Industry veteran to assist the company with planning and developing its first plant for transforming natural gas into liquid transportation fuels.

Santa Barbara, CA - September 10, 2013 - Carbon Sciences, Inc. (CABN), provider of a complete solution for transforming abundant and affordable natural gas into clean burning gasoline and other transportation fuels, today announced that James E. Leahy has joined the company as GTL Project Advisor. Mr. Leahy will assist the company with planning and developing its first gas-to-liquids (GTL) plant.

Mr. Leahy has extensive experience in process development, project management, and process plant technical support in the petrochemical and synthetic fuels industries. He received his Bachelor of Science in Chemical Engineering from Illinois Institute of Technology in 1969 and Master of Science in Chemical Engineering from University of Houston in 1973. Mr. Leahy joined Shell Chemical Company in 1969 as a process engineer. From 1974 to 1975 he worked as a process engineer for M.W. Kellogg Company. Mr. Leahy joined ARCO Chemical Company and served as Chief Process Engineer from 1976 to 1989, Engineering & Construction Manager from 1990 to 1997 and Project Manager from 1997 to 1999. From 2000 to 2007, he was Director, Special Projects at Syntroleum Corporation where he developed gas-to-liquids and coal-to-liquids processes. From 2008 to 2011, Mr. Leahy was Engineering Manager for Australian American Energy Company and managed various coal-to-liquids studies a nd projects. He is the holder of six patents in the field of synfuels.

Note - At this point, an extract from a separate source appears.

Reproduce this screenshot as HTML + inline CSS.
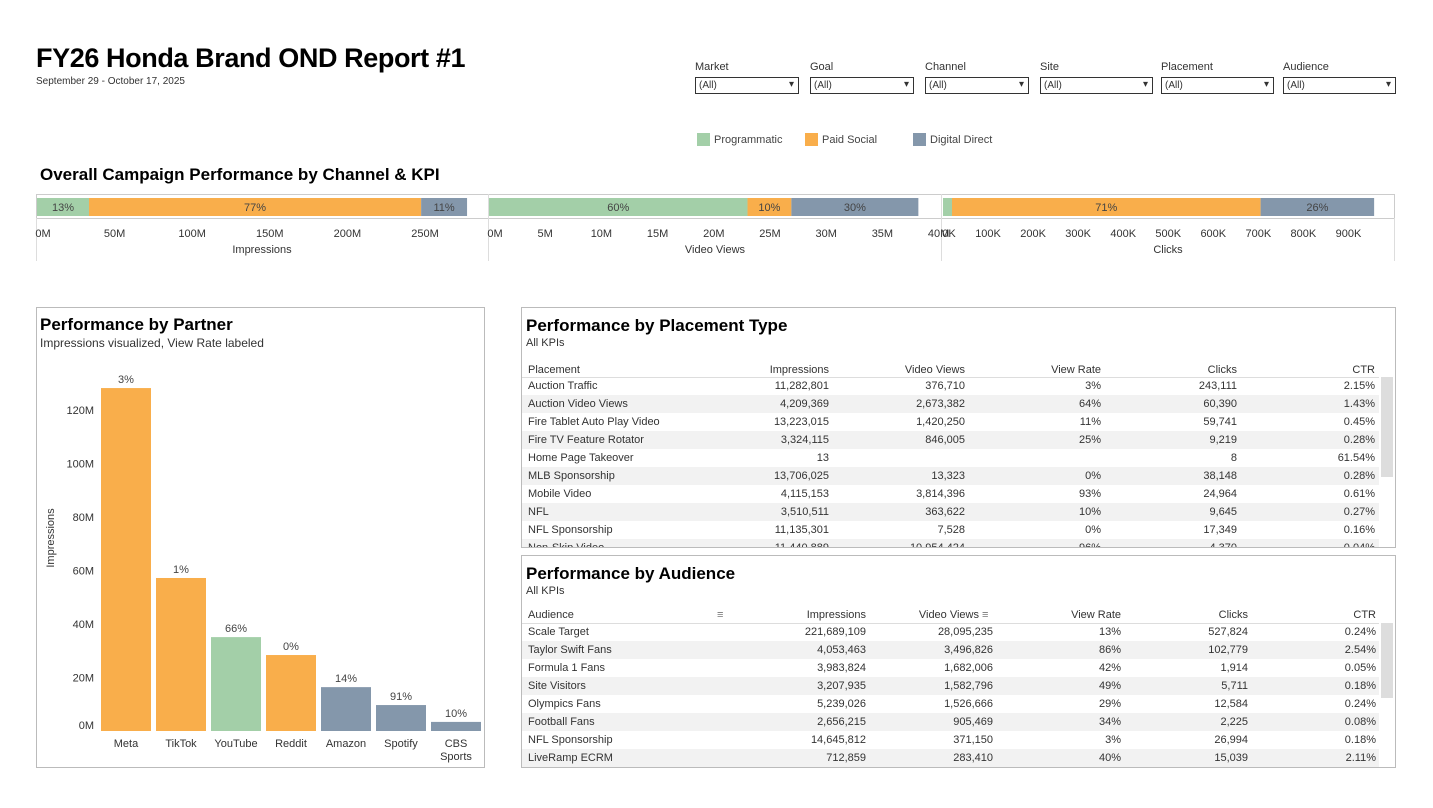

Bill Beifuss, the company’s CEO, commented, “We are very fortunate to have Mr. Leahy leading our GTL plant development effort. His in depth knowledge of synfuels, chemical engineering and years of hands-on experience in the petrochemical industry makes him an ideal choice to help us launch our first GTL plant.

Carbon Sciences previously announced its plan to build a miniGTL plant, designed in a modular nature, which will allow the matching of the equipment to the quantity of natural gas, as well as allow for portability if gas flow declines over time. The company estimates that a miniGTL plant producing approximately 1,000 barrels per day of transportation fuel can be contained in as few as 60 modules. A modular design enables rail car or truck transportation and installation to remote sites with limited infrastructure. Modular construction additionally will allow the company to manufacture in low cost production centers and then transport the modules to the gas field, resulting in a substantial cost savings over on-site construction.

Unlike large scale GTL plants, such as those developed by Royal Dutch Shell and Sasol that require large gas fields, a miniGTL plant in the 1,000 to 2,000 barrel per day range can be built to monetize small to medium size fields, which account for nearly 40% of gas fields in the world.

About Carbon Sciences, Inc.

Carbon Sciences offers a complete solution for transforming an abundant and affordable supply of natural gas into clean burning gasoline and other transportation fuels. While large producers, such as Shell and Sasol, have built and operate world scale gas-to-liquids (GTL) plants for large natural gas fields, our solution is engineered to cost effectively produce transportation fuels from the thousands of available small and medium size natural gas fields. Our first generation miniGTL solution integrates best of breed and proven technologies. We are also developing a proprietary technology to enable a second-generation GTL solution that will produce even cleaner gasoline by using captured CO2 or low value, high CO2 content natural gas as part of the process. Our technology can also be used to transform natural gas into other valuable, large volume products, such as hydrogen, methanol, ammonia , solvents and plastics.